所謂的公關手段,包括但不限於讓明星與時尚雜志合作、在機場等公眾場合穿著特定的服飾出現,以及在明星出演的影視劇中做植入。而品牌最近流行的一種做法是,在非娛樂圈的領域發掘「流量新星」,並讓他們去講與品牌內核更相關的故事,與流量藝人們的曝光,平行存在。
在過去一年裡,普拉達陸續舉辦《可能的對話》等文化活動,邀請《單讀》主編吳琦和同濟大學客座教授吳迪等人參與。香奈兒也與洪晃共同合作影片《談名人》。迪奧則選擇跟舞蹈家金星探討女性議題。

奢侈品牌一貫講究文化調性,與文化名人合作並非新鮮事。通過這些文化名人轉化銷量不太實際。但與這些「流量」合作,奢侈品牌依然可以獲得一定的傳播影嚮力。與此同時,相較藝人,這一類流量的暴雷風險也更低。
但這並不意味著奢侈品牌對流量藝人的追逐進入退熱期。事實上,在國內獨特的傳播環境下,奢侈品牌在短期內依然需要依靠流量藝人來進行傳播。

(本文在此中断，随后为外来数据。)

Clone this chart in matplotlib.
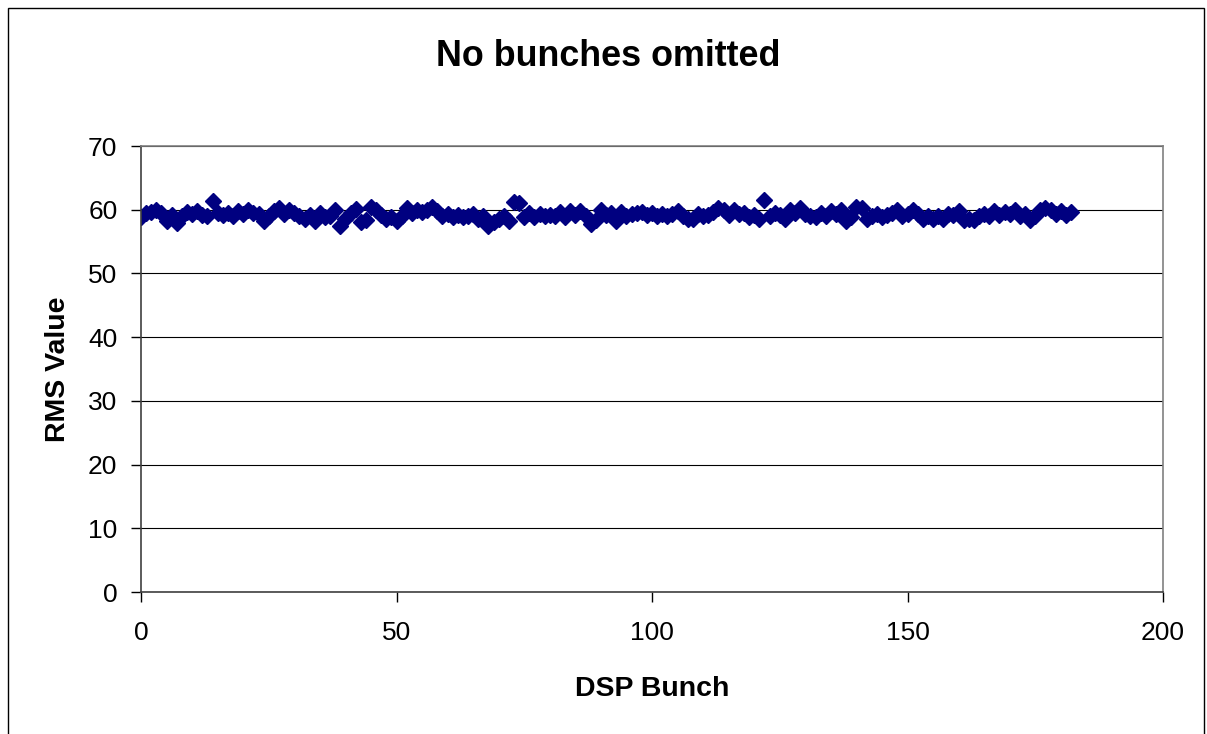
import matplotlib
matplotlib.use("Agg")
import matplotlib.pyplot as plt
from matplotlib.patches import Rectangle
import numpy as np

title = "No bunches omitted"
x_label = "DSP Bunch"
y_label = "RMS Value"

rms_values = [
    58.8, 59.5, 59.6, 60.0, 59.5, 58.3, 59.2, 57.9, 59.0, 59.6,
    59.3, 59.8, 59.2, 59.0, 61.3, 59.5, 59.2, 59.5, 59.0, 59.8,
    59.3, 60.0, 59.5, 59.4, 58.2, 59.0, 59.8, 60.2, 59.3, 60.0,
    59.5, 59.0, 58.6, 59.2, 58.3, 59.5, 58.8, 59.0, 60.0, 57.4,
    58.5, 59.5, 60.1, 58.0, 58.4, 60.4, 60.0, 59.2, 58.6, 58.8,
    58.2, 59.0, 60.3, 59.5, 60.0, 59.6, 60.0, 60.4, 59.8, 59.0,
    59.4, 58.8, 59.2, 58.8, 59.0, 59.4, 58.5, 59.0, 57.5, 58.0,
    58.6, 59.0, 58.2, 61.2, 61.0, 58.8, 59.5, 58.8, 59.3, 59.0,
    59.2, 59.0, 59.6, 58.8, 59.8, 59.2, 59.8, 59.0, 57.8, 58.4,
    60.0, 59.2, 59.5, 58.2, 59.7, 59.0, 59.3, 59.5, 59.7, 59.2,
    59.5, 59.0, 59.3, 59.0, 59.4, 59.8, 59.0, 58.5, 58.6, 59.3,
    59.0, 59.2, 59.6, 60.3, 60.0, 59.2, 60.0, 59.3, 59.5, 58.8,
    59.2, 58.6, 61.6, 59.0, 59.5, 59.2, 58.6, 60.0, 59.5, 60.3,
    59.4, 59.0, 58.8, 59.5, 59.0, 59.8, 59.3, 60.0, 58.2, 58.8,
    60.5, 60.3, 58.6, 59.0, 59.4, 58.8, 59.2, 59.5, 60.0, 59.0,
    59.4, 60.0, 59.4, 58.5, 59.0, 58.6, 59.0, 58.6, 59.4, 59.2,
    59.8, 58.4, 58.6, 58.4, 59.0, 59.4, 59.0, 59.8, 59.2, 59.6,
    59.4, 60.0, 59.0, 59.4, 58.4, 59.0, 60.0, 60.2, 60.0, 59.4,
    59.8, 59.2, 59.6,
]
bunches = list(range(len(rms_values)))

x_ticks = [0, 50, 100, 150, 200]
y_ticks = [0, 10, 20, 30, 40, 50, 60, 70]

plt.rcParams['font.family'] = ['Liberation Sans', 'DejaVu Sans']

W, H = 1207, 734
fig = plt.figure(figsize=(W / 100, H / 100), dpi=100)
fig.patch.set_facecolor("white")

# outer chart border
fig.add_artist(Rectangle((8 / W, -0.05), (1204 - 8) / W, 1.05 - 8 / H,
                         transform=fig.transFigure, fill=False,
                         edgecolor="black", linewidth=1.0))

ax = fig.add_axes([141 / W, 1 - 592 / H, (1163 - 141) / W, (592 - 146) / H])
ax.set_xlim(0, 200)
ax.set_ylim(0, 70)
ax.set_xticks(x_ticks)
ax.set_yticks(y_ticks)
ax.tick_params(axis='both', labelsize=19, direction='out', length=7,
               width=1, color='black')
ax.tick_params(axis='x', pad=14)
ax.tick_params(axis='y', pad=10)
ax.yaxis.grid(True, color='black', linewidth=0.8)
ax.set_axisbelow(True)
for side in ['top', 'right']:
    ax.spines[side].set_color('#808080')
for side in ['left', 'bottom']:
    ax.spines[side].set_color('#404040')
for s in ax.spines.values():
    s.set_linewidth(1.2)

ax.plot(bunches, rms_values, linestyle='none', marker='D', markersize=8,
        color='#000080', markeredgecolor='#000080')

ax.set_xlabel(x_label, fontsize=20.5, fontweight='bold', labelpad=22)
ax.set_ylabel(y_label, fontsize=20.5, fontweight='bold', labelpad=12)
fig.text(608 / W, 1 - 56 / H, title, fontsize=25.8, fontweight='bold',
         ha='center', va='center')

fig.savefig("out.png", dpi=100)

「過去兩年沒有培養出新的頂級流量藝人,那麼在綜藝界和在文藝界這邊的一些意見領袖,就會被因為他有一定的社會焦點,而被拉進奢侈品牌的傳播組合。」曹永壽說道。「奢侈品牌更關註意見領袖的觀點的輸出,但在傳播硬廣這塊,流量藝人的傳播效果還是更快的。」
只是這種對流量的期待越來越容易落空。
8月2日播出的《新聞聯播》中提到,有關部門已圍繞明星榜單、熱門話題、粉絲社群、互動評論等環節開展了專項整治。而5月時,國家網信辦表示已將整治飯圈謾罵互撕、挑動對立、刷量控評,包括教唆過度消費甚至大額消費、網路暴力等不良行為和現象納入2021年「清朗」系列專項行動的治理重點。